Over the past 200 years, the ocean and atmosphere have been accumulating massive amounts of carbon dioxide as factories, automobiles, airplanes and more churn out the powerful greenhouse gas. Two articles published in Nature by University of Hawaiʻi at Mānoa oceanographers provide a reality check on the limitations of carbon dioxide removal and a warning that marine heatwaves need clear definitions so communities can adapt.
Limitations of carbon dioxide removal
In all the scenarios assessed by the United Nations’ Intergovernmental Panel on Climate Change, nations around the world must dramatically and rapidly reduce their dependence on fossil fuels in order to limit global warming to 1.5–2 °C above pre-industrial levels. Further, the paths to limit warming also require the removal of carbon dioxide from the atmosphere, using methods that are still in the early stages of development.

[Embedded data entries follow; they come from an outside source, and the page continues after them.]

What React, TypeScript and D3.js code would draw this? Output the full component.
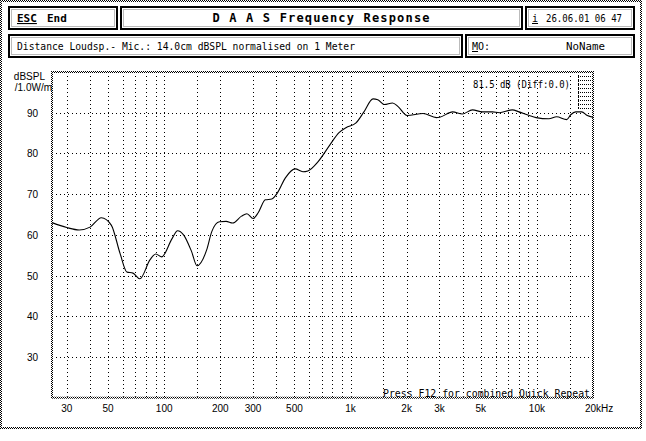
import React from 'react';
import * as d3 from 'd3';

// Frequency response curve (Hz / dB SPL)
const freqs = [25, 30, 35, 40, 46, 52, 58, 63, 68, 74, 84, 90, 97, 110, 118, 127, 140, 150, 169, 180, 198, 215, 233, 260, 278, 300, 320, 349, 378, 405, 447, 505, 555, 590, 670, 775, 867, 945, 1070, 1180, 1320, 1400, 1520, 1680, 1800, 2010, 2450, 2890, 3010, 3530, 3990, 4510, 5100, 5770, 6290, 7370, 8030, 9100, 9900, 11600, 12760, 14450, 15190, 16150, 17400, 18650, 20000];
const levels = [63, 61.8, 61.2, 61.9, 64.2, 62.4, 55.4, 50.9, 50.6, 49.2, 53.9, 55.3, 54.6, 59, 61, 60, 56, 52.4, 56.3, 60.8, 63.2, 63.3, 62.9, 64.6, 65.2, 64, 65.5, 68.6, 68.8, 70.3, 74, 76.2, 75.5, 75.7, 78, 82.1, 85.1, 86.3, 87.5, 90.2, 93.4, 93.2, 92, 92.4, 91.5, 89.3, 89.8, 88.8, 88.9, 90.2, 89.7, 90.7, 90.2, 90.2, 90, 90.7, 90.2, 89.3, 88.8, 88.5, 89, 88.3, 89.5, 90.2, 90.2, 89.3, 88.9];

const yTicks = [30, 40, 50, 60, 70, 80, 90];
const gridFreqs = [30, 40, 50, 60, 70, 80, 90, 100, 150, 200, 300, 400, 500, 600, 700, 800, 900, 1000, 1500, 2000, 3000, 4000, 5000, 6000, 7000, 8000, 9000, 10000, 15000];
const xTickValues = [30, 50, 100, 200, 300, 500, 1000, 2000, 3000, 5000, 10000, 20000];
const xTickLabels = ['30', '50', '100', '200', '300', '500', '1k', '2k', '3k', '5k', '10k', '20kHz'];

const title = 'D A A S  Frequency Response';
const infoText = 'Distance Loudsp.- Mic.: 14.0cm dBSPL normalised on 1 Meter';
const dateText = '26.06.01 06 47';
const refText = '81.5 dB (Diff:0.0)';
const footText = 'Press F12 for combined Quick Repeat';

const MONO = '"DejaVu Sans Mono", "Liberation Mono", monospace';
const SANS = '"Liberation Sans", Arial, sans-serif';

export default function App() {
  const W = 646, H = 441;
  const L = 52, R = 593, T = 72, B = 397.7;
  const x = d3.scaleLog().domain([25, 20000]).range([L, R]);
  const y = d3.scaleLinear().domain([20, 100]).range([B, T]);
  const pts: [number, number][] = freqs.map((f, i) => [x(f), y(levels[i])]);
  const line = d3.line().curve(d3.curveMonotoneX)(pts) || '';

  const box = (bx: number, by: number, bw: number, bh: number, key: string) => (
    <g key={key}>
      <rect x={bx} y={by} width={bw} height={bh} fill="white" stroke="#000" strokeWidth={2} />
      <rect x={bx + 2.5} y={by + 2.5} width={bw - 5} height={bh - 5} fill="none" stroke="#bbb" strokeWidth={1} />
    </g>
  );

  const miniYs = [76, 80, 84, 88, 92, 96, 100, 104, 108];

  return (
    <svg width={W} height={H} style={{ position: 'absolute', left: 0, top: 0, background: '#fff' }}>
      <defs>
        <pattern id="dither" width={2} height={2} patternUnits="userSpaceOnUse">
          <rect x={0} y={0} width={2} height={2} fill="#fff" />
          <rect x={0} y={0} width={1} height={1} fill="#000" />
          <rect x={1} y={1} width={1} height={1} fill="#000" />
        </pattern>
      </defs>
      <rect x={0} y={0} width={W} height={H} fill="#fff" />
      {/* outer frame */}
      <rect x={1} y={1} width={640} height={427} fill="none" stroke="url(#dither)" strokeWidth={2} />

      {/* header */}
      {box(9, 7, 108, 22, 'esc')}
      {box(121, 7, 401, 22, 'title')}
      {box(526, 7, 108, 22, 'date')}
      {box(9, 35, 453, 22, 'info')}
      {box(466, 35, 168, 22, 'mo')}

      <text x={17} y={22} fontFamily={MONO} fontSize={11} fontWeight="bold" textDecoration="underline">ESC</text>
      <text x={47} y={22} fontFamily={MONO} fontSize={11} fontWeight="bold">End</text>
      <text x={321} y={22} textAnchor="middle" fontFamily={MONO} fontSize={12} fontWeight="bold" textLength={217} lengthAdjust="spacing">{title}</text>
      <text x={532} y={22} fontFamily={MONO} fontSize={10} textDecoration="underline">i</text>
      <text x={546} y={22} fontFamily={MONO} fontSize={10} textLength={76} lengthAdjust="spacingAndGlyphs">{dateText}</text>
      <text x={17} y={50} fontFamily={MONO} fontSize={10} textLength={338} lengthAdjust="spacingAndGlyphs">{infoText}</text>
      <text x={472} y={50} fontFamily={MONO} fontSize={10}><tspan textDecoration="underline">M</tspan>O:</text>
      <text x={566} y={50} fontFamily={MONO} fontSize={10} textLength={39} lengthAdjust="spacingAndGlyphs">NoName</text>

      {/* grid */}
      {yTicks.map(v => (
        <line key={'h' + v} x1={L} x2={R} y1={Math.round(y(v)) + 0.5} y2={Math.round(y(v)) + 0.5} stroke="#000" strokeWidth={1} strokeDasharray="1,3" />
      ))}
      {gridFreqs.map(f => (
        <line key={'v' + f} x1={Math.round(x(f)) + 0.5} x2={Math.round(x(f)) + 0.5} y1={T} y2={B} stroke="#000" strokeWidth={1} strokeDasharray="1,3" />
      ))}

      {/* mini indicator top right */}
      {miniYs.map(v => (
        <line key={'m' + v} x1={578} x2={592} y1={v + 0.5} y2={v + 0.5} stroke="#000" strokeWidth={1} strokeDasharray="1,1" />
      ))}
      <line x1={578.5} x2={578.5} y1={75} y2={109} stroke="#000" strokeWidth={1} strokeDasharray="1,1" />

      {/* plot frame */}
      <rect x={L} y={T} width={R - L} height={B - T} fill="none" stroke="url(#dither)" strokeWidth={2} />

      {/* curve */}
      <path d={line} fill="none" stroke="#000" strokeWidth={1.1} />

      {/* y labels */}
      <text x={45} y={80} textAnchor="end" fontFamily={SANS} fontSize={10}>dBSPL</text>
      <text x={52} y={91} textAnchor="end" fontFamily={SANS} fontSize={10}>/1.0W/m</text>
      {yTicks.map(v => (
        <text key={'yl' + v} x={38} y={y(v) + 4} textAnchor="end" fontFamily={SANS} fontSize={10}>{v}</text>
      ))}

      {/* x labels */}
      {xTickValues.map((f, i) => (
        <text key={'xl' + f} x={i === xTickValues.length - 1 ? x(f) - 8 : x(f)} y={412} textAnchor={i === xTickValues.length - 1 ? 'start' : 'middle'} fontFamily={SANS} fontSize={10}>{xTickLabels[i]}</text>
      ))}

      <text x={473} y={88} fontFamily={MONO} fontSize={10} textLength={97} lengthAdjust="spacingAndGlyphs">{refText}</text>
      <text x={383} y={397} fontFamily={MONO} fontSize={10} textLength={207} lengthAdjust="spacingAndGlyphs">{footText}</text>
    </svg>
  );
}
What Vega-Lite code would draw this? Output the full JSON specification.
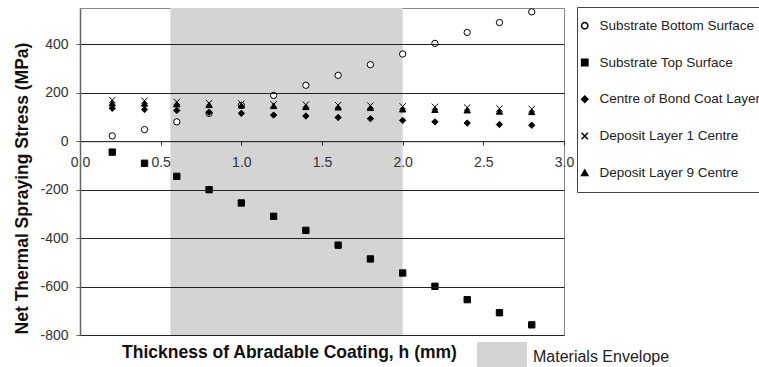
{
  "$schema": "https://vega.github.io/schema/vega-lite/v6.json",
  "width": 484,
  "height": 327,
  "autosize": "none",
  "padding": {"left": 80, "top": 8, "right": 195, "bottom": 32},
  "background": "white",
  "config": {"font": "Liberation Sans", "view": {"stroke": "#888", "strokeWidth": 1}},
  "layer": [
    {
      "data": {"values": [{"x0": 0.56, "x1": 2.0, "label": "Materials Envelope"}]},
      "mark": {"type": "rect"},
      "encoding": {
        "x": {
          "field": "x0", "type": "quantitative",
          "scale": {"domain": [0, 3], "nice": false},
          "axis": {
            "values": [0, 0.5, 1, 1.5, 2, 2.5, 3], "format": ".1f",
            "offset": -193.8, "labelFontSize": 14, "labelColor": "#333", "labelPadding": 10,
            "labelFlush": false, "labelOverlap": false,
            "tickSize": 4, "tickColor": "#333", "domainColor": "#333", "grid": false,
            "title": "Thickness of Abradable Coating, h (mm)", "titleFontSize": 17.5, "titleFontWeight": "bold",
            "titleColor": "#111", "titleX": 209, "titleY": 211, "titleAlign": "center", "titleBaseline": "middle",
            "zindex": 1
          }
        },
        "x2": {"field": "x1"},
        "color": {
          "field": "label", "type": "nominal",
          "scale": {"domain": ["Materials Envelope"], "range": ["#d4d4d4"]},
          "legend": {
            "orient": "none", "legendX": 397, "legendY": 324, "title": null, "padding": 0,
            "symbolType": "M-1,-0.6H1V0.6H-1Z", "symbolSize": 2500, "symbolStrokeWidth": 0,
            "labelFontSize": 16, "labelColor": "#222", "labelOffset": 6, "labelLimit": 300,
            "symbolFillColor": "#bdbdbd"
          }
        }
      }
    },
    {
      "data": {"values": [
        {"h": 0.2, "stress": 22, "series": "Substrate Bottom Surface"},
        {"h": 0.4, "stress": 48, "series": "Substrate Bottom Surface"},
        {"h": 0.6, "stress": 80, "series": "Substrate Bottom Surface"},
        {"h": 0.8, "stress": 115, "series": "Substrate Bottom Surface"},
        {"h": 1.0, "stress": 148, "series": "Substrate Bottom Surface"},
        {"h": 1.2, "stress": 189, "series": "Substrate Bottom Surface"},
        {"h": 1.4, "stress": 231, "series": "Substrate Bottom Surface"},
        {"h": 1.6, "stress": 272, "series": "Substrate Bottom Surface"},
        {"h": 1.8, "stress": 316, "series": "Substrate Bottom Surface"},
        {"h": 2.0, "stress": 360, "series": "Substrate Bottom Surface"},
        {"h": 2.2, "stress": 404, "series": "Substrate Bottom Surface"},
        {"h": 2.4, "stress": 449, "series": "Substrate Bottom Surface"},
        {"h": 2.6, "stress": 490, "series": "Substrate Bottom Surface"},
        {"h": 2.8, "stress": 534, "series": "Substrate Bottom Surface"},
        {"h": 0.2, "stress": -45, "series": "Substrate Top Surface"},
        {"h": 0.4, "stress": -91, "series": "Substrate Top Surface"},
        {"h": 0.6, "stress": -145, "series": "Substrate Top Surface"},
        {"h": 0.8, "stress": -200, "series": "Substrate Top Surface"},
        {"h": 1.0, "stress": -255, "series": "Substrate Top Surface"},
        {"h": 1.2, "stress": -310, "series": "Substrate Top Surface"},
        {"h": 1.4, "stress": -368, "series": "Substrate Top Surface"},
        {"h": 1.6, "stress": -429, "series": "Substrate Top Surface"},
        {"h": 1.8, "stress": -486, "series": "Substrate Top Surface"},
        {"h": 2.0, "stress": -544, "series": "Substrate Top Surface"},
        {"h": 2.2, "stress": -599, "series": "Substrate Top Surface"},
        {"h": 2.4, "stress": -654, "series": "Substrate Top Surface"},
        {"h": 2.6, "stress": -708, "series": "Substrate Top Surface"},
        {"h": 2.8, "stress": -758, "series": "Substrate Top Surface"},
        {"h": 0.2, "stress": 136, "series": "Centre of Bond Coat Layer"},
        {"h": 0.4, "stress": 131, "series": "Centre of Bond Coat Layer"},
        {"h": 0.6, "stress": 127, "series": "Centre of Bond Coat Layer"},
        {"h": 0.8, "stress": 119, "series": "Centre of Bond Coat Layer"},
        {"h": 1.0, "stress": 115, "series": "Centre of Bond Coat Layer"},
        {"h": 1.2, "stress": 108, "series": "Centre of Bond Coat Layer"},
        {"h": 1.4, "stress": 104, "series": "Centre of Bond Coat Layer"},
        {"h": 1.6, "stress": 98, "series": "Centre of Bond Coat Layer"},
        {"h": 1.8, "stress": 93, "series": "Centre of Bond Coat Layer"},
        {"h": 2.0, "stress": 86, "series": "Centre of Bond Coat Layer"},
        {"h": 2.2, "stress": 80, "series": "Centre of Bond Coat Layer"},
        {"h": 2.4, "stress": 75, "series": "Centre of Bond Coat Layer"},
        {"h": 2.6, "stress": 69, "series": "Centre of Bond Coat Layer"},
        {"h": 2.8, "stress": 66, "series": "Centre of Bond Coat Layer"},
        {"h": 0.2, "stress": 170, "series": "Deposit Layer 1 Centre"},
        {"h": 0.4, "stress": 167, "series": "Deposit Layer 1 Centre"},
        {"h": 0.6, "stress": 162, "series": "Deposit Layer 1 Centre"},
        {"h": 0.8, "stress": 157, "series": "Deposit Layer 1 Centre"},
        {"h": 1.0, "stress": 155, "series": "Deposit Layer 1 Centre"},
        {"h": 1.2, "stress": 152, "series": "Deposit Layer 1 Centre"},
        {"h": 1.4, "stress": 151, "series": "Deposit Layer 1 Centre"},
        {"h": 1.6, "stress": 149, "series": "Deposit Layer 1 Centre"},
        {"h": 1.8, "stress": 147, "series": "Deposit Layer 1 Centre"},
        {"h": 2.0, "stress": 144, "series": "Deposit Layer 1 Centre"},
        {"h": 2.2, "stress": 142, "series": "Deposit Layer 1 Centre"},
        {"h": 2.4, "stress": 139, "series": "Deposit Layer 1 Centre"},
        {"h": 2.6, "stress": 135, "series": "Deposit Layer 1 Centre"},
        {"h": 2.8, "stress": 133, "series": "Deposit Layer 1 Centre"},
        {"h": 0.2, "stress": 157, "series": "Deposit Layer 9 Centre"},
        {"h": 0.4, "stress": 156, "series": "Deposit Layer 9 Centre"},
        {"h": 0.6, "stress": 153, "series": "Deposit Layer 9 Centre"},
        {"h": 0.8, "stress": 150, "series": "Deposit Layer 9 Centre"},
        {"h": 1.0, "stress": 148, "series": "Deposit Layer 9 Centre"},
        {"h": 1.2, "stress": 146, "series": "Deposit Layer 9 Centre"},
        {"h": 1.4, "stress": 142, "series": "Deposit Layer 9 Centre"},
        {"h": 1.6, "stress": 140, "series": "Deposit Layer 9 Centre"},
        {"h": 1.8, "stress": 138, "series": "Deposit Layer 9 Centre"},
        {"h": 2.0, "stress": 132, "series": "Deposit Layer 9 Centre"},
        {"h": 2.2, "stress": 130, "series": "Deposit Layer 9 Centre"},
        {"h": 2.4, "stress": 128, "series": "Deposit Layer 9 Centre"},
        {"h": 2.6, "stress": 123, "series": "Deposit Layer 9 Centre"},
        {"h": 2.8, "stress": 121, "series": "Deposit Layer 9 Centre"}
      ]},
      "mark": {"type": "point", "filled": true, "stroke": "black", "strokeWidth": 1, "size": 40, "opacity": 1},
      "encoding": {
        "x": {"field": "h", "type": "quantitative"},
        "y": {
          "field": "stress", "type": "quantitative",
          "scale": {"domain": [-800, 550], "nice": false},
          "axis": {
            "values": [-800, -600, -400, -200, 0, 200, 400],
            "labelExpr": "datum.value + ''",
            "title": "Net Thermal Spraying Stress (MPa)", "titleFontSize": 17.5, "titleFontWeight": "bold",
            "titleColor": "#111", "titleX": -58, "titleY": 180, "titleAngle": -90,
            "titleAlign": "center", "titleBaseline": "middle",
            "labelFontSize": 14, "labelColor": "#333", "labelPadding": 8,
            "tickSize": 4, "tickColor": "#666", "domainColor": "#666", "domainWidth": 1.5,
            "grid": true, "gridColor": "#222", "gridWidth": 1, "zindex": 1
          }
        },
        "shape": {
          "field": "series", "type": "nominal",
          "scale": {
            "domain": ["Substrate Bottom Surface", "Substrate Top Surface", "Centre of Bond Coat Layer", "Deposit Layer 1 Centre", "Deposit Layer 9 Centre"],
            "range": ["circle", "square", "diamond", "M-1,-1L1,1M1,-1L-1,1", "triangle-up"]
          },
          "legend": {
            "orient": "none", "legendX": 497, "legendY": -1, "title": null,
            "strokeColor": "#444", "fillColor": "white", "padding": 12,
            "labelFontSize": 13.5, "labelColor": "#222", "rowPadding": 21.75, "symbolSize": 40,
            "symbolOffset": -11, "labelOffset": 8, "labelLimit": 300,
            "encode": {"symbols": {"update": {"stroke": {"value": "black"}, "strokeWidth": {"value": 1}}}}
          }
        },
        "fill": {
          "field": "series", "type": "nominal",
          "scale": {
            "domain": ["Substrate Bottom Surface", "Substrate Top Surface", "Centre of Bond Coat Layer", "Deposit Layer 1 Centre", "Deposit Layer 9 Centre"],
            "range": ["white", "black", "black", "black", "black"]
          },
          "legend": {
            "orient": "none", "legendX": 497, "legendY": -1, "title": null,
            "strokeColor": "#444", "fillColor": "white", "padding": 12,
            "labelFontSize": 13.5, "labelColor": "#222", "rowPadding": 21.75, "symbolSize": 40,
            "symbolOffset": -11, "labelOffset": 8, "labelLimit": 300,
            "encode": {"symbols": {"update": {"stroke": {"value": "black"}, "strokeWidth": {"value": 1}}}}
          }
        }
      }
    }
  ],
  "resolve": {"scale": {"color": "independent"}}
}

David Ho, oceanography professor at the UH Mānoa School of Ocean and Earth Science and Technology (SOEST), wrote in his Nature article, “We must stop talking about deploying [carbon dioxide removal] as a solution today, when emissions remain high—as if it somehow replaces radical, immediate emission cuts. We have to shift the narrative as a matter of urgency.”
This is critical, he points out, over the next few years, as pressure mounts to develop technology-based climate solutions. Instead, Ho advocates for rapid decarbonization of global energy systems, especially since the effectiveness of carbon dioxide removal depends on emissions being low.
“Humanity has never removed an atmospheric pollutant at a global, continental or, even, regional scale—we have only ever shut down the source and let nature do the clearing up,” he wrote, in a warning about not relying on carbon dioxide removal in case it does not work. “We must slow the carbon clock to a crawl before we can turn it back.”
Clarifying marine heatwaves
In the same issue of Nature, Malte Stuecker and Brian Powell, professors in the SOEST Department of Oceanography, and their co-authors, all members of the U.S. NOAA Marine Ecosystem Task Force, identified the need for clearer definitions of marine heatwaves so coastal communities could adapt to these events and resource managers can better prioritize mitigation strategies.
“Clearly communicating baselines for assessing ocean warming is essential for understanding extreme events and how they will affect marine ecosystems and livelihoods in the future,” the co-authors wrote.
The researchers highlight that the term “marine heatwave” is currently being used to refer to two different phenomena—short lasting extreme events and long-term warming trends. They note that the communication breakdown is “having real-world consequences” and worry that “the public might become desensitized to the real threat of marine heatwaves.”
When it comes to changes in surface ocean temperature, the authors recommend using the phrase “long-term temperature trends” to describe the relatively slow changes in ocean temperature that occur over decades or longer—primarily due to anthropogenic greenhouse gasses increasing.
In contrast, they recommend only using the term “marine heatwave” to describe ocean temperature changes that are transient and extremely warm relative to the expected conditions for a given place and time, as defined by an evolving, recent climatological reference period.
Finally, use of the term “total heat exposure” is recommended to describe the combination of long-term warming and marine heatwaves.
The paper notes, “by adopting our suggested ocean temperature communication framework, scientists will be able to better equip marine resource decision makers to assess and prepare for risks associated with different types of ocean temperature change.”
These publications highlight the complexities and also the need for accuracy and data-driven decision making as community members, resource managers, innovators, politicians and investors all come to the table to ensure a more stable climate path for future generations.